I examine my heart for fear and don’t find any. If I found any fear, I would force myself to go straight at it; but without fear I have to wonder what the point is, because I’m not going pro. If I were ten years younger and where I am right now, maybe I would take two years and find a gym and live there and see what happens, but I am thirty-one. Is it time to move on? I wonder if getting out of fighting will be as easy as I think. Is there something wrong with really enjoying getting hit?

 

But there is something else. There is a quality around these men, the good fighters I’ve met—they are among the best people I know.

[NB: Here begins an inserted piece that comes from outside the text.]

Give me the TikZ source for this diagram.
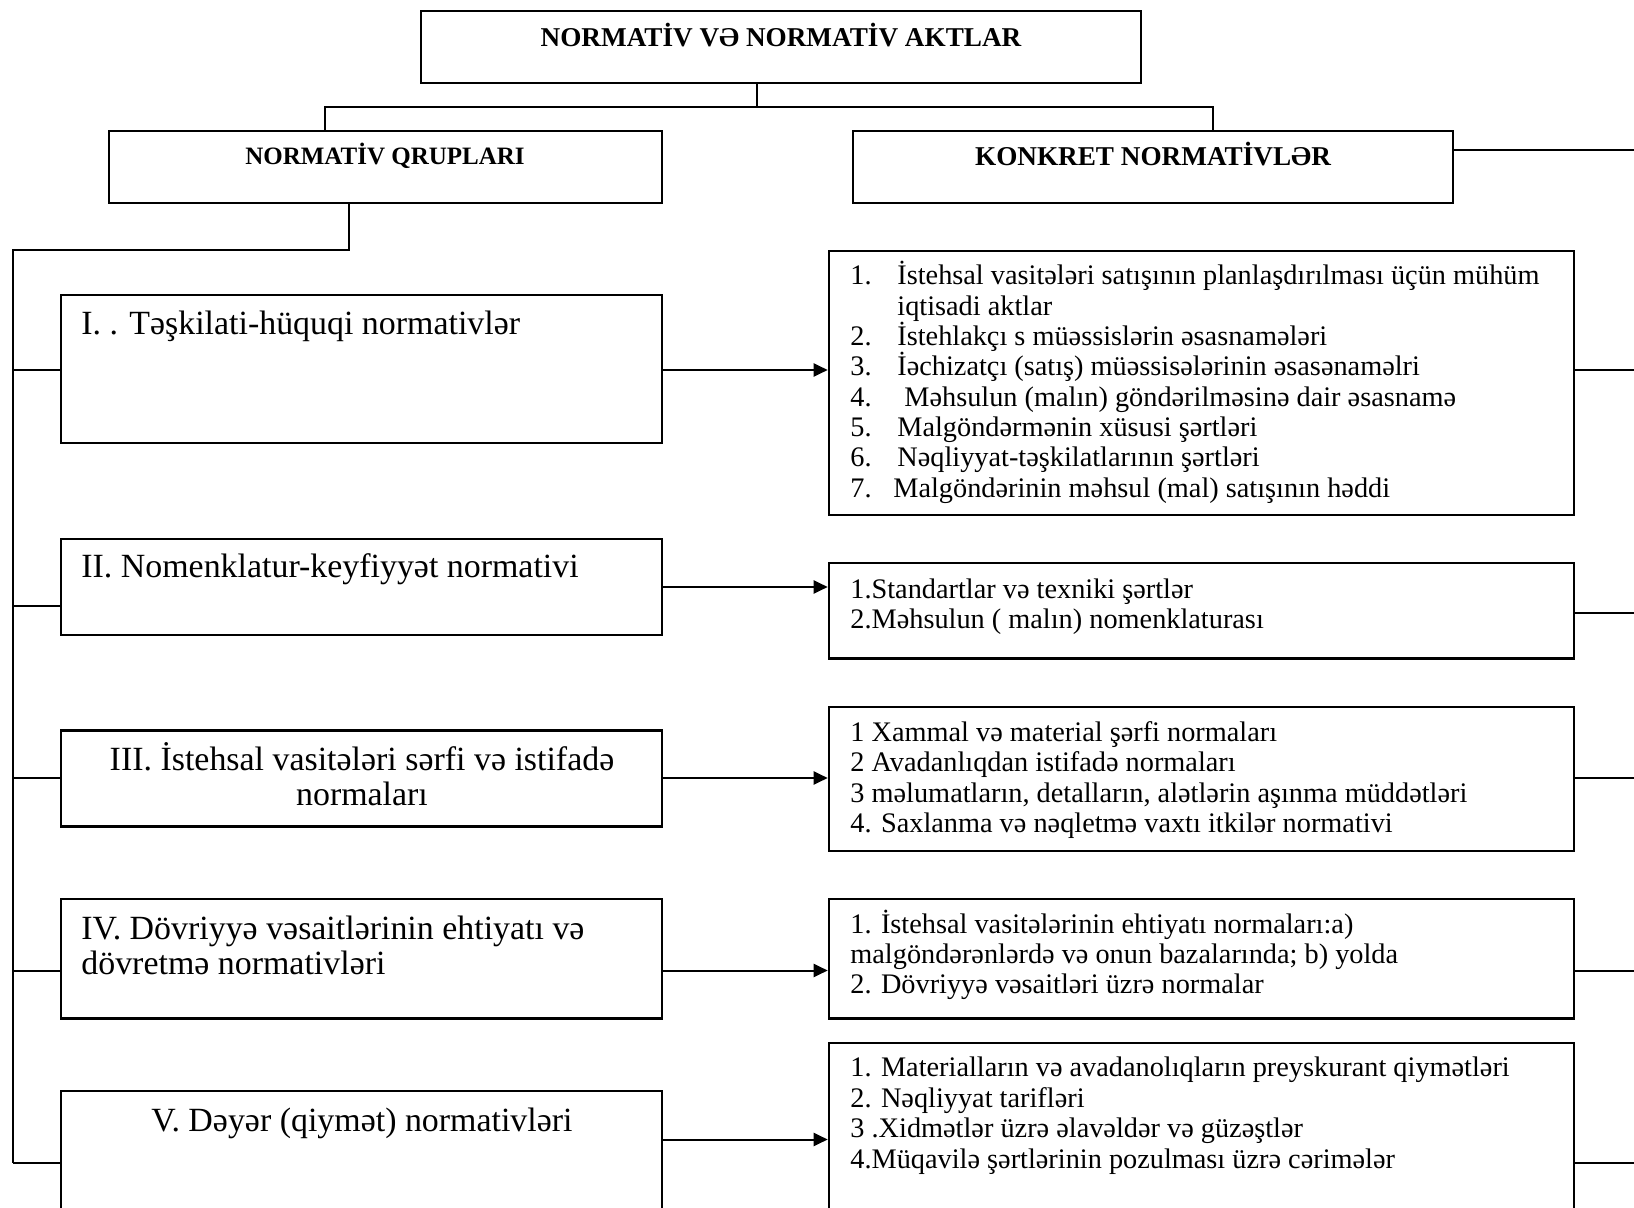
\documentclass[tikz,border=0pt]{standalone}
\usepackage{fontspec}
\setmainfont{Liberation Serif}
\usetikzlibrary{arrows.meta,fit}
\begin{document}
\begin{tikzpicture}[x=0.5pt,y=-0.5pt,
 box/.style={draw, line width=1.3pt, inner sep=0pt},
 conn/.style={line width=1pt},
 arr/.style={conn, -{Triangle[length=7pt,width=6.5pt]}},
 hdr/.style={font=\fontsize{13.6}{15}\selectfont\bfseries, inner sep=0pt, anchor=base},
 grp/.style={font=\fontsize{16.95}{16.5}\selectfont, inner sep=0pt, anchor=base west},
 grpc/.style={font=\fontsize{16.95}{16.5}\selectfont, inner sep=0pt, anchor=base},
 itm/.style={font=\fontsize{14.15}{15}\selectfont, inner sep=0pt, anchor=base west},
]
\useasboundingbox (0,0) rectangle (1634,1208);
\clip (0,0) rectangle (1634,1208);

% header boxes
\node[box, fit={(421,11) (1141,83)}] (top) {};
\node[hdr] (toptxt) at (781,47) {NORMATİV VƏ NORMATİV AKTLAR};
\node[box, fit={(109,131) (662,203)}] (hl) {};
\node[hdr, font=\fontsize{12.5}{15}\selectfont\bfseries] (hltxt) at (385,165) {NORMATİV QRUPLARI};
\node[box, fit={(853,131) (1453,203)}] (hr) {};
\node[hdr] (hrtxt) at (1153,166) {KONKRET NORMATİVLƏR};

% group boxes (left)
\node[box, fit={(61,295) (662,443)}] (g1) {};
\node[grp] (g1t) at (81,335) {I. . Təşkilati-hüquqi normativlər};
\node[box, fit={(61,539) (662,635)}] (g2) {};
\node[grp] (g2t) at (81,578) {II. Nomenklatur-keyfiyyət normativi};
\node[box, fit={(61,730.5) (662,826.5)}] (g3) {};
\node[grpc] (g3a) at (362,770.5) {III. İstehsal vasitələri sərfi və istifadə};
\node[grpc] (g3b) at (362,805.5) {normaları};
\node[box, fit={(61,899) (662,1018.5)}] (g4) {};
\node[grp] (g4a) at (81,939) {IV. Dövriyyə vəsaitlərinin ehtiyatı və};
\node[grp] (g4b) at (81,974.5) {dövretmə normativləri};
\node[box, fit={(61,1091) (662,1260)}] (g5) {};
\node[grpc] (g5t) at (362,1131) {V. Dəyər (qiymət) normativləri};

% concrete boxes (right)
\node[box, fit={(829,251) (1574,515)}] (k1) {};
\foreach \t [count=\i from 0] in {
 {\makebox[23.5pt][l]{1.}İstehsal vasitələri satışının planlaşdırılması üçün mühüm},
 {\hspace*{23.5pt}iqtisadi aktlar},
 {\makebox[23.5pt][l]{2.}İstehlakçı s müəssislərin əsasnamələri},
 {\makebox[23.5pt][l]{3.}İəchizatçı (satış) müəssisələrinin əsasənaməlri},
 {\makebox[23.5pt][l]{4.}\hspace*{3.5pt}Məhsulun (malın) göndərilməsinə dair əsasnamə},
 {\makebox[23.5pt][l]{5.}Malgöndərmənin xüsusi şərtləri},
 {\makebox[23.5pt][l]{6.}Nəqliyyat-təşkilatlarının şərtləri},
 {\makebox[21.5pt][l]{7.}Malgöndərinin məhsul (mal) satışının həddi}}
 \node[itm] (k1-\i) at (850,{285+30.3*\i}) {\t};

\node[box, fit={(829,563) (1574,658.5)}] (k2) {};
\foreach \t [count=\i from 0] in {
 {1.Standartlar və texniki şərtlər},
 {2.Məhsulun ( malın) nomenklaturası}}
 \node[itm] (k2-\i) at (850,{598+30*\i}) {\t};

\node[box, fit={(829,707) (1574,851)}] (k3) {};
\foreach \t [count=\i from 0] in {
 {1 Xammal və material şərfi normaları},
 {2 Avadanlıqdan istifadə normaları},
 {3 məlumatların, detalların, alətlərin aşınma müddətləri},
 {4. Saxlanma və nəqletmə vaxtı itkilər normativi}}
 \node[itm] (k3-\i) at (850,{741.5+30.3*\i}) {\t};

\node[box, fit={(829,899) (1574,1018.5)}] (k4) {};
\foreach \t [count=\i from 0] in {
 {1. İstehsal vasitələrinin ehtiyatı normaları:a)},
 {malgöndərənlərdə və onun bazalarında; b) yolda},
 {2. Dövriyyə vəsaitləri üzrə normalar}}
 \node[itm] (k4-\i) at (850,{933.5+29.8*\i}) {\t};

\node[box, fit={(829,1043) (1574,1260)}] (k5) {};
\foreach \t [count=\i from 0] in {
 {1. Materialların və avadanolıqların preyskurant qiymətləri},
 {2. Nəqliyyat tarifləri},
 {3 .Xidmətlər üzrə əlavəldər və güzəştlər},
 {4.Müqavilə şərtlərinin pozulması üzrə cərimələr}}
 \node[itm] (k5-\i) at (850,{1076.5+30.6*\i}) {\t};

% connectors at top
\coordinate (j0) at (757,107);
\coordinate (jl) at (325,107);
\coordinate (jr) at (1213,107);
\draw[conn] (top.south -| j0) -- (j0);
\draw[conn] (hl.north -| jl) -- (jl) -- (jr) -- (hr.north -| jr);
\coordinate (eh) at (1650,150);
\draw[conn] (hr.east |- eh) -- (eh);

% trunk
\coordinate (t0) at (349,250);
\coordinate (t1) at (13,250);
\coordinate (t2) at (13,1162.5);
\draw[conn] (hl.south -| t0) -- (t0) -- (t1) -- (t2);

% branches to groups
\draw[conn] (13,370) -- (g1.west |- 0,370);
\draw[conn] (13,606) -- (g2.west |- 0,606);
\draw[conn] (13,778) -- (g3.west |- 0,778);
\draw[conn] (13,970.5) -- (g4.west |- 0,970.5);
\draw[conn] (t2) -- (g5.west |- t2);

% arrows group -> concrete
\draw[arr] (g1.east |- 0,370) -- (k1.west |- 0,370);
\draw[arr] (g2.east |- 0,587) -- (k2.west |- 0,587);
\draw[arr] (g3.east |- 0,778) -- (k3.west |- 0,778);
\draw[arr] (g4.east |- 0,970.5) -- (k4.west |- 0,970.5);
\draw[arr] (g5.east |- 0,1139.5) -- (k5.west |- 0,1139.5);

% lines leaving concrete boxes to the right
\draw[conn] (k1.east |- 0,370) -- (1650,370);
\draw[conn] (k2.east |- 0,612.5) -- (1650,612.5);
\draw[conn] (k3.east |- 0,778) -- (1650,778);
\draw[conn] (k4.east |- 0,970.5) -- (1650,970.5);
\draw[conn] (k5.east |- 0,1162.5) -- (1650,1162.5);
\end{tikzpicture}
\end{document}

Kirik, Virgil, Andre, Zé, Rodrigo, Master Chen, Pat, and Apidej are some of the best examples of humanity I can think of. They’ve been face to face with divinity—they’ve swum deep waters—and been reborn in the fight.

 

These men who have fought, and who really understand what it’s about, have left their egos behind, in the tough-guy sense. The pressure of proving masculinity has been removed. You’re more interested in seeing if your skills are better (like Jens said in Japan) than your opponent’s than whether you are a man or not. It’s a form of enlightenment; lack of fear leads to nobility of character. Not all fighters develop like this, but a surprising number do; the really good ones seem to. They stop street fighting, because untrained men don’t interest them. Pat said he used to walk through the mall and feel like a shark among seals. And that power, in the great fighters, breeds restraint, understanding, wisdom—even gentleness, except when in the ring. I’ve seen it in different corners of the world, in totally different cultures. That’s the other part of the fighter’s heart.

 

Having a fighter’s heart, having gameness, is about knowing yourself and not being afraid of losing. You become a better version of yourself. Nobility is a by-product of that attitude, just like love is a by-product of aggression.

 

 

 

 

 

Kimmel gets a little personal when he writes about “a new subgenre of travel literature” where “the journeyman/writer/hero” is “testing manhood in a Land Rover.” He talks about that kind of literature as a way to prove masculinity and to escape the dangerously feminine city, and his voice is dripping with sarcasm. I’d never talk that way to him.

 

Luckily, I can easily refute that statement. I do things out of a genuine interest, a desire for knowledge, a deep and abiding curiosity that I think is the birthright, the God-given duty, of a citizen of the world.

 

You could argue that I have just been dabbling—fighting got me a book deal. I don’t want to be pigeonholed as a fight writer for the rest of my life. But I’m not done with fighting, I know that. I doubt I ever will be, completely. It’s been six years and seven continents since I first fought in Thailand, and although I’m desperate for a break, I know I’ll be back in a gym somewhere, getting pounded on, before too long.

 

 

 

 

 

Cormac McCarthy wrote a book called Blood Meridian in which the character of the judge makes an argument that war is the most essential of human activities. He starts by saying that men are born for games, and that everybody, even children, know that “play is nobler than work.” If that is true, says the judge, then what changes the quality of the game but the stakes? And what could be a more valuable stake than your life? So war, the game you play with your life, is the greatest of human endeavors.